Resistance to Sulfate Attack of Mortars Containing Colloidal Nanosilica and Silica Fume

Abstract

Presented is a direct-comparison sulfate resistance study of mortars containing 3% or 6% cement replacement with either colloidal nanosilica (nS) or microsilica (mS), exposed to 6 months of full submersion in a 5% sodium sulfate (Na2SO4) solution. Mortar bar samples measured for linear expansion per current standards indicated that at 6% cement replacement, colloidal nS exhibited on average 75% of the expansion of the microsilica-containing counterpart. At 3% replacement, either form of silica reduced the sulfate attack–related expansion to a similar degree (by 35%±2%) in comparison with the control mixture. Supplemental rapid sulfate permeability (RSPT) and absorption testing current standards supported the expansion results.
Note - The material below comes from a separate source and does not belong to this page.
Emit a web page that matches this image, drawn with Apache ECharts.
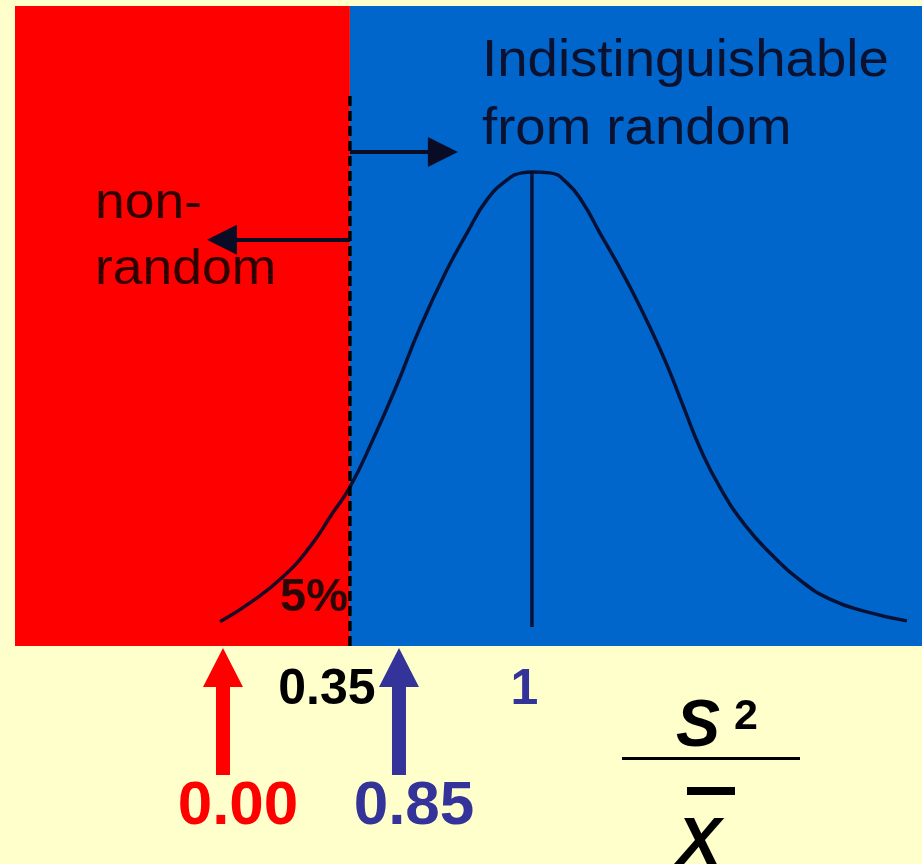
<!DOCTYPE html>
<html>
<head>
<meta charset="utf-8">
<script src="https://cdn.jsdelivr.net/npm/echarts@6/dist/echarts.min.js"></script>
<style>
  html, body { margin: 0; padding: 0; background: #FFFFCC; }
  #chart { width: 922px; height: 864px; }
</style>
</head>
<body>
<div id="chart"></div>
<script>
// Sampling distribution of the variance-to-mean ratio S²/x̄ (schematic bell curve)
const curveX = [-0.114, -0.007, 0.111, 0.207, 0.289, 0.350, 0.432, 0.518, 0.600, 0.696,
                0.768, 0.839, 0.911, 0.964, 1.000, 1.064, 1.125, 1.182, 1.243, 1.304,
                1.361, 1.421, 1.482, 1.539, 1.600, 1.671, 1.761, 1.861, 1.957, 2.064,
                2.196, 2.339];
const curveY = [0.051, 0.091, 0.146, 0.209, 0.281, 0.335, 0.435, 0.551, 0.671, 0.793,
                0.871, 0.941, 0.983, 0.998, 1.000, 0.998, 0.977, 0.935, 0.871, 0.808,
                0.745, 0.673, 0.593, 0.508, 0.418, 0.335, 0.255, 0.190, 0.139, 0.099,
                0.072, 0.053];

const criticalValue = 0.35;   // lower 5% cut-off
const expectedValue = 1;      // ratio expected under randomness
const tickValues = [0.35, 1];
const tickLabels = ['0.35', '1'];
const tailLabel = '5%';

const observedValues = [0.00, 0.85];
const observedLabels = ['0.00', '0.85'];
const observedColors = ['#FF0000', '#333399'];

const FONT = '"Liberation Sans", Arial, Helvetica, sans-serif';
const X_MIN = -0.846, X_MAX = 2.393;       // distribution axis extent
const OBS_MIN = -1.0045, OBS_MAX = 3.376;  // observed-value axis extent

const curveData = curveX.map((x, i) => [x, curveY[i]]);
const peakY = Math.max(...curveY);

const chart = echarts.init(document.getElementById('chart'), null, { renderer: 'canvas' });

const option = {
  backgroundColor: '#FFFFCC',
  animation: false,
  grid: { left: 15, right: 0, top: 6, bottom: 218, containLabel: false },
  xAxis: [
    {
      type: 'value', gridIndex: 0, min: X_MIN, max: X_MAX,
      axisLine: { show: false }, axisTick: { show: false }, splitLine: { show: false },
      axisLabel: {
        show: true,
        customValues: tickValues,
        margin: 19,
        formatter: v => {
          const i = tickValues.indexOf(v);
          return '{t' + i + '|' + tickLabels[i] + '}';
        },
        rich: {
          t0: { fontFamily: FONT, fontWeight: 'bold', fontSize: 50, lineHeight: 50, color: '#000000', padding: [0, 46, 0, 0] },
          t1: { fontFamily: FONT, fontWeight: 'bold', fontSize: 50, lineHeight: 50, color: '#333399', padding: [0, 15, 0, 0] }
        }
      }
    },
    { type: 'value', gridIndex: 0, min: OBS_MIN, max: OBS_MAX, show: false }
  ],
  yAxis: [{ type: 'value', min: 0, max: 1.35, show: false }],
  series: [
    {
      // rejection (red) and acceptance (blue) regions
      name: 'regions', type: 'line', data: [], z: 1, silent: true,
      markArea: {
        silent: true,
        data: [
          [{ xAxis: X_MIN, itemStyle: { color: '#FF0000' } }, { xAxis: criticalValue }],
          [{ xAxis: criticalValue, itemStyle: { color: '#0066CC' } }, { xAxis: X_MAX }]
        ]
      }
    },
    {
      name: 'distribution', type: 'line', data: curveData, z: 3,
      smooth: 0.5, showSymbol: false, silent: true,
      lineStyle: { color: 'rgba(8,10,40,0.92)', width: 3.5 }
    },
    {
      name: 'expected', type: 'line', z: 3, silent: true, showSymbol: false,
      data: [[expectedValue, 0.04], [expectedValue, peakY]],
      lineStyle: { color: 'rgba(8,10,40,0.92)', width: 3.5 }
    },
    {
      name: 'critical', type: 'line', z: 4, silent: true, showSymbol: false,
      data: [[criticalValue, 0], [criticalValue, 1.162]],
      lineStyle: { color: '#000000', width: 3.5, type: [10, 5] },
      markLine: {
        silent: true,
        symbol: ['none', 'triangle'],
        symbolSize: 30,
        label: { show: false },
        lineStyle: { color: '#0a0c26', width: 4, type: 'solid' },
        data: [
          [{ coord: [criticalValue, 1.042] }, { coord: [0.682, 1.042] }],
          [{ coord: [criticalValue, 0.857] }, { coord: [-0.107, 0.857] }]
        ]
      }
    },
    {
      // observed ratios marked beneath the plot
      name: 'observed', type: 'custom', xAxisIndex: 1, yAxisIndex: 0, z: 5,
      clip: false, silent: true,
      data: observedValues.map(v => [v]),
      encode: { x: 0 },
      renderItem: (params, api) => {
        const v = api.value(0);
        const p = api.coord([v, 0]);
        const cx = p[0], by = p[1];
        const color = observedColors[params.dataIndex];
        return {
          type: 'group',
          children: [
            {
              type: 'polygon',
              shape: { points: [[cx, by + 2], [cx + 20, by + 41], [cx + 7, by + 41], [cx + 7, by + 129],
                                [cx - 7, by + 129], [cx - 7, by + 41], [cx - 20, by + 41]] },
              style: { fill: color }
            },
            {
              type: 'text', x: cx + 15, y: by + 161,
              style: { text: observedLabels[params.dataIndex], font: 'bold 62px ' + FONT,
                       fill: color, align: 'center', verticalAlign: 'middle' }
            }
          ]
        };
      }
    }
  ],
  graphic: [
    { type: 'text', x: 482, y: 61.5, scaleX: 1.05, z: 100, silent: true,
      style: { text: 'Indistinguishable', font: '52px ' + FONT, fill: '#0a1230', align: 'left', verticalAlign: 'middle' } },
    { type: 'text', x: 482, y: 129.5, scaleX: 1.05, z: 100, silent: true,
      style: { text: 'from random', font: '52px ' + FONT, fill: '#0a1230', align: 'left', verticalAlign: 'middle' } },
    { type: 'text', x: 95, y: 204, scaleX: 1.07, z: 100, silent: true,
      style: { text: 'non-', font: '50px ' + FONT, fill: '#2e0000', align: 'left', verticalAlign: 'middle' } },
    { type: 'text', x: 95, y: 270, scaleX: 1.07, z: 100, silent: true,
      style: { text: 'random', font: '50px ' + FONT, fill: '#2e0000', align: 'left', verticalAlign: 'middle' } },
    { type: 'text', x: 280, y: 598, z: 100, silent: true,
      style: { text: tailLabel, font: 'bold 47px ' + FONT, fill: '#2a0606', align: 'left', verticalAlign: 'middle' } },
    // S² over x-bar
    { type: 'text', x: 676, y: 728, z: 100, silent: true,
      style: { text: 'S', font: 'italic bold 66px ' + FONT, fill: '#000000', align: 'left', verticalAlign: 'middle' } },
    { type: 'text', x: 734, y: 717.5, z: 100, silent: true,
      style: { text: '2', font: 'bold 43px ' + FONT, fill: '#000000', align: 'left', verticalAlign: 'middle' } },
    { type: 'rect', z: 100, shape: { x: 622, y: 757, width: 178, height: 3 }, style: { fill: '#000000' }, silent: true },
    { type: 'rect', z: 100, shape: { x: 687, y: 787, width: 48, height: 8 }, style: { fill: '#000000' }, silent: true },
    { type: 'text', x: 677, y: 845.5, z: 100, silent: true,
      style: { text: 'X', font: 'italic bold 66px ' + FONT, fill: '#000000', align: 'left', verticalAlign: 'middle' } }
  ]
};

chart.setOption(option);
</script>
</body>
</html>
The 6% nS mortar mixture exhibited the least charge passed and smallest permeable pore volume, which indicated that the nS-containing mortars were physically more impermeable and more resistant to ion transport. Increasing nS replacement (i.e., from 3% to 6%) decreased a mixture’s permeable pore volume, whereas increasing mS had an inverse effect. This countered the benefits of increasing the pozzolanic content in the sulfate attack test. Mercury intrusion porosimetry (MIP) testing also revealed evidence of paste and paste-to-aggregate interfacial zone densification, as well as pore-size refinement, which was further supported by higher increases in compressive strength in mixtures with nS over those with mS.